High Thermoelectric Performance in Phonon‐Glass Electron‐Crystal Like AgSbTe2

Abstract Achieving glass‐like ultra‐low thermal conductivity in crystalline solids with high electrical conductivity, a crucial requirement for high‐performance thermoelectrics , continues to be a formidable challenge. A careful balance between electrical and thermal transport is essential for optimizing the thermoelectric performance. Despite this inherent trade‐off, the experimental realization of an ideal thermoelectric material with a phonon‐glass electron‐crystal (PGEC) nature has rarely been achieved. Here, PGEC‐like AgSbTe 2 is demonstrated by tuning the atomic disorder upon Yb doping, which results in an outstanding thermoelectric performance with figure of merit, zT ≈ 2.4 at 573 K. Yb‐doping‐induced enhanced atomic ordering decreases the overlap between the hole and phonon mean free paths and consequently leads to a PGEC‐like transport behavior in AgSbTe 2 . A twofold increase in electrical mobility is observed while keeping the position of the Fermi level ( E F ) nearly unchanged and corroborates the enhanced crystalline nature of the AgSbTe 2 lattice upon Yb doping for electrical transport.
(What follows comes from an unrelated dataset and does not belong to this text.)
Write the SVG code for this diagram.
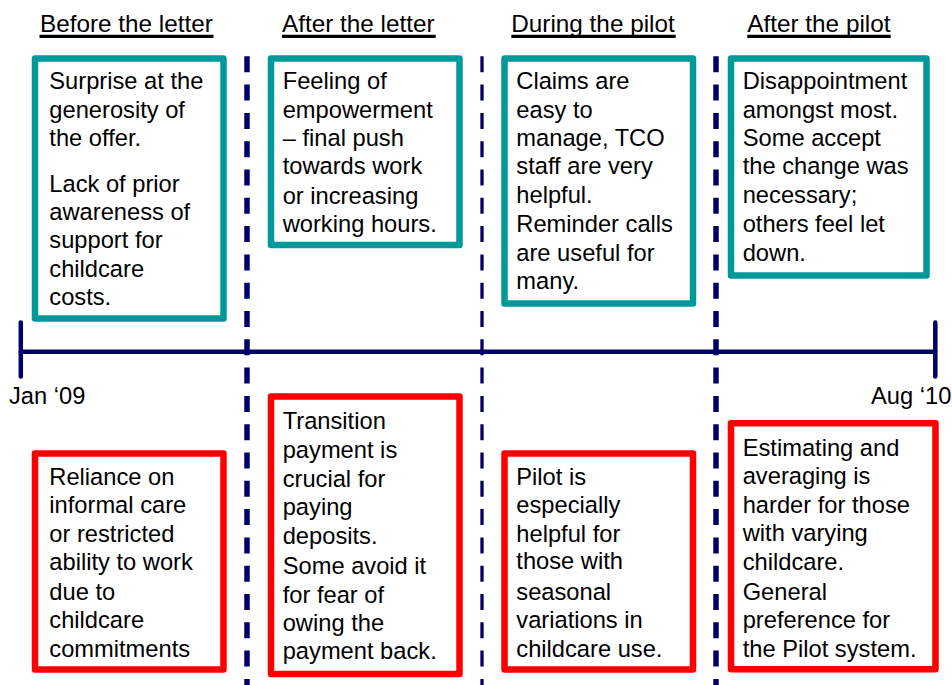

The cation‐ordered domains, lead to the formation of nanoscale superstructures (≈2 to 4 nm) that strongly scatter heat‐carrying phonons, resulting in a temperature‐independent glass‐like thermal conductivity. The strategy paves the way for realizing high thermoelectric performance in various disordered crystals by making them amorphous to phonons while favoring crystal‐like electrical transport.